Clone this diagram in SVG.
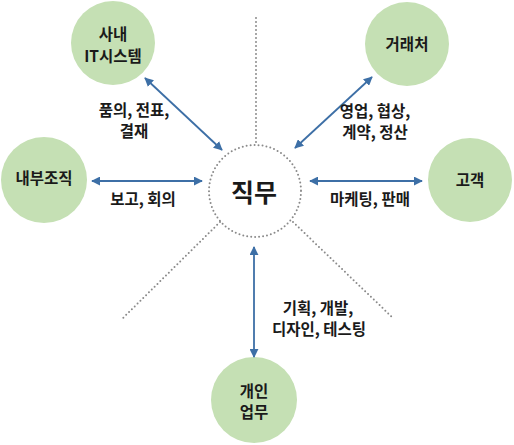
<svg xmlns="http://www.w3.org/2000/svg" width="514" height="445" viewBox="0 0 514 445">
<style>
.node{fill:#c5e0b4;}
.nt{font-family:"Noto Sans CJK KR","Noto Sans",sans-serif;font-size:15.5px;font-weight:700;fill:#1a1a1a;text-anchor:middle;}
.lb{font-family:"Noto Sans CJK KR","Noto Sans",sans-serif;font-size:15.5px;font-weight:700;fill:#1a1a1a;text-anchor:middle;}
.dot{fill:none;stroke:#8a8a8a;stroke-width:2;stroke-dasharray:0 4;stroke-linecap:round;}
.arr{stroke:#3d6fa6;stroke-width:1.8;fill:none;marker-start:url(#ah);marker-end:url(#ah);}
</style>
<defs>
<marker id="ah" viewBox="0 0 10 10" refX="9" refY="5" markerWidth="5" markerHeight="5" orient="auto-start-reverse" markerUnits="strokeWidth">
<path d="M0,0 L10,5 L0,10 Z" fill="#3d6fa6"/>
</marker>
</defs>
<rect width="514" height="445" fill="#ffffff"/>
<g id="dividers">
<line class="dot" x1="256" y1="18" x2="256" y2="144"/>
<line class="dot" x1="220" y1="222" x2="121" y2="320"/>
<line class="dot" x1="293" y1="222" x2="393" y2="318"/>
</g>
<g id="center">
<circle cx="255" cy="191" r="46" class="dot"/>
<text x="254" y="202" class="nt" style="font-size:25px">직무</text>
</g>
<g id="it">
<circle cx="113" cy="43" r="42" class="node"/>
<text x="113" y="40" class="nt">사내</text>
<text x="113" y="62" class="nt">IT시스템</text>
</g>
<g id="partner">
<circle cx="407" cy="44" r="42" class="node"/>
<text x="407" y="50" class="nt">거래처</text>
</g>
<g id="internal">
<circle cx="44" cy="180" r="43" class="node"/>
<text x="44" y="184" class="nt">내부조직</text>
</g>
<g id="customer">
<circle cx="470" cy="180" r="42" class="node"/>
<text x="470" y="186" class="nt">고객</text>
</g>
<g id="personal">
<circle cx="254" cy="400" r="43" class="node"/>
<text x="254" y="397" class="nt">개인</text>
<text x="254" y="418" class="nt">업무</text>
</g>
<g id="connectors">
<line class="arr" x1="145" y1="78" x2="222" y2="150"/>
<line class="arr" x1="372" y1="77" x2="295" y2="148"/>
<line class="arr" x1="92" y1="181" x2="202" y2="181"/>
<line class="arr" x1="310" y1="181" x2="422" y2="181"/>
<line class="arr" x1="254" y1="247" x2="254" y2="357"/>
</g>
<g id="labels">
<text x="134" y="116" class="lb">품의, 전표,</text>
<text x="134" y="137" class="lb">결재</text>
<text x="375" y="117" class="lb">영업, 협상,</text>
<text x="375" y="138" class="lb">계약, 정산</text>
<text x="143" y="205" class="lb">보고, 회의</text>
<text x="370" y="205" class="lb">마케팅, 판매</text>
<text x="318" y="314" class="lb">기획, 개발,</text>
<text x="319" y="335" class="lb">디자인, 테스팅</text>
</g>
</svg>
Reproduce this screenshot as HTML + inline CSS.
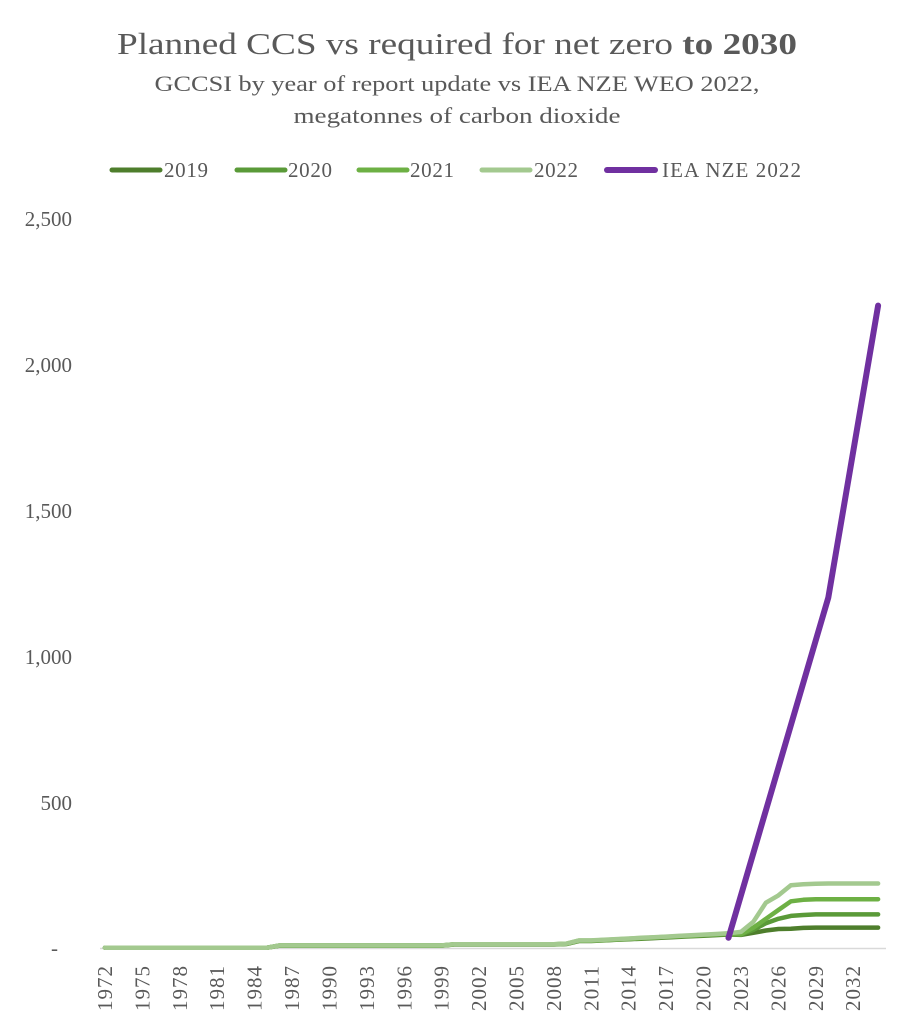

**Task:** Pull every line containing the word "this" out of the entries above.

**Solution to the exercise:**
Clone this diagram in SVG.
Reproduce this screenshot as HTML + inline CSS.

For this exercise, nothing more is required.